Trope my freedom up:

  • Beat: CD copies feature a 30-second pause between "Desire" and "Inheritance", meant to mimic the side-switch on an LP or cassette.
  • Breather Episode: "Desire" is slotted at the end of the first side, and its upbeat sound and lyrics act as a brief reprieve from the brooding melancholy of the rest of the album.
  • Concept Album: Loosely so: the album carries an overarching theme of spiritual exploration and redemption from sin.
  • Continuity Nod: The Colour of Spring gives us "I Don't Believe in You"; Spirit of Eden gives us "I Believe in You".
  • Darker and Edgier: The sound and subject matter on Spirit of Eden are considerably bleaker and more existential than any of their previous albums.
  • Design Student's Orgasm: The album cover features a lavish illustration of a tree decorated with seashells and inhabited by puffins and dragonflies. Like the rest of the band's albums, the artwork was designed by surrealist painter James Marsh.
  • Drugs Are Bad: "I Believe in You" was written as a plea from Hollis to his brother, Ed, who was suffering an intense heroin addiction; Ed would die of an overdose the month of the album's release. In an interview, Hollis claimed that the lyrics were also written with a broader perspective in mind, condemning how drug abuse is glorified in rock culture.
  • Epic Rocking: Only "Inheritance" falls below the six-minute mark, the rest ranging from six and a half to just over nine.
  • Fading into the Next Song: All three tracks on side one segue into one another.
  • Kids Rock: "I Believe in You" features audio from a children's choir during the last act of the song, eventually cutting out the instruments to leave the choir's voice the only sound heard during the last few seconds.
  • Longest Song Goes Last: Inverted; the longest song on the album, "The Rainbow", acts as the opening track.
  • Mood Whiplash: "Desire", a triumphant track with powerfully loud choruses, is slotted between the pastoral, percussive "Eden" and the melancholic, quietly chaotic "Inheritance".
  • New Sound Album: Radically different from any of Talk Talk's prior works, this record presents a dive into far more atmospheric and avant-garde material that would become hugely influential on the burgeoning Post-Rock movement.
  • No Ending: "Inheritance" abruptly cuts off just after Hollis' final shout of "heaven bless you!"
  • Not Christian Rock: By Hollis' admission, the album lyrics are deeply religious and reflect his own spiritual outlook, but he himself intended for the lyrics to be seen as audiences as universally humanitarian rather than as an ascription to any particular creed, much less Christianity.
  • One-Word Title: "Eden", "Desire", "Inheritance", "Wealth".
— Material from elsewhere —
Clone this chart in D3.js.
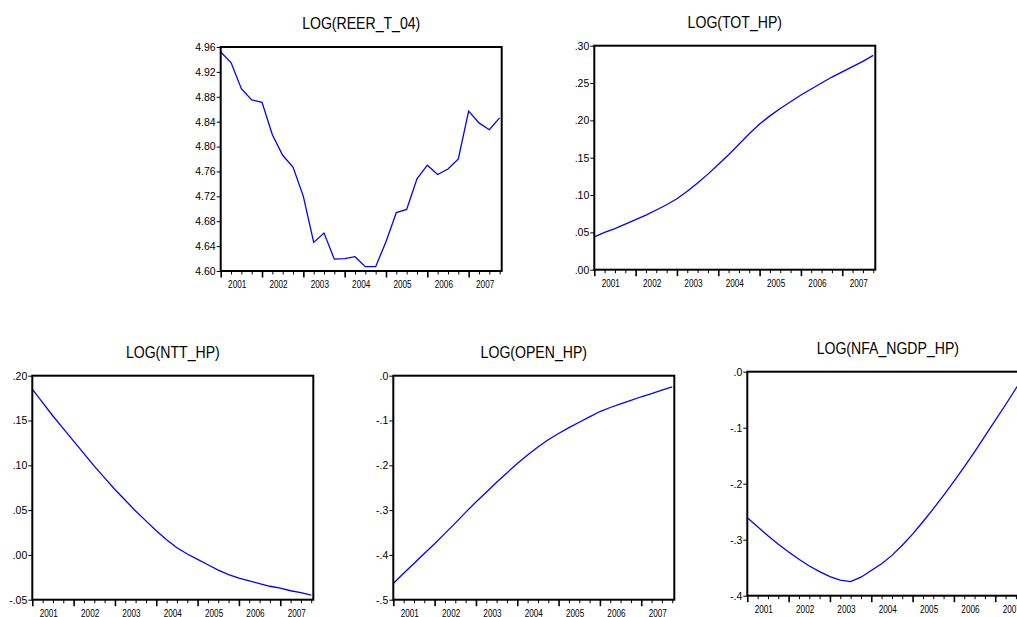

  • Perishing Alt-Rock Voice: Hollis' vocal style radically changes on this album, becoming far wispier than before and with the Large Ham moments limited to the occasional crescendo. He would carry this style over to Laughing Stock and his 1998 solo album as well.
  • Performance Video: The video for "I Believe in You" consists solely of Mark Hollis miming along to the music in a darkened room; it ended up being the last music video Talk Talk ever made.
  • Post-Rock: Widely considered one of the most formative albums in the genre's development, sometimes being listed as the outright Trope Maker.
  • Shout-Out:
    • The first verse of "The Rainbow" namedrops acclaimed Irish hurler Jimmy Finn.
    • The layout of the album cover is a visible nod to Hounds of Love by Kate Bush, an artist who the band considered an influence on their own work.
  • Siamese Twin Songs: The first side is composed as a unified suite, to the extent where the original Parlophone Records CD release indexes it all as a single 22:50 track (the concurrent EMI Manhattan CD in the US keeps the tracks separate).
  • Spiritual Successor: In a 2004 article for The Guardian, John Robinson describes this album as one to Brilliant Trees by David Sylvian, being a radical New Sound Album from a New Wave Music veteran that shifted to a much more experimental, atmospheric, and uncommercial approach yet ended up becoming critically acclaimed in the long run.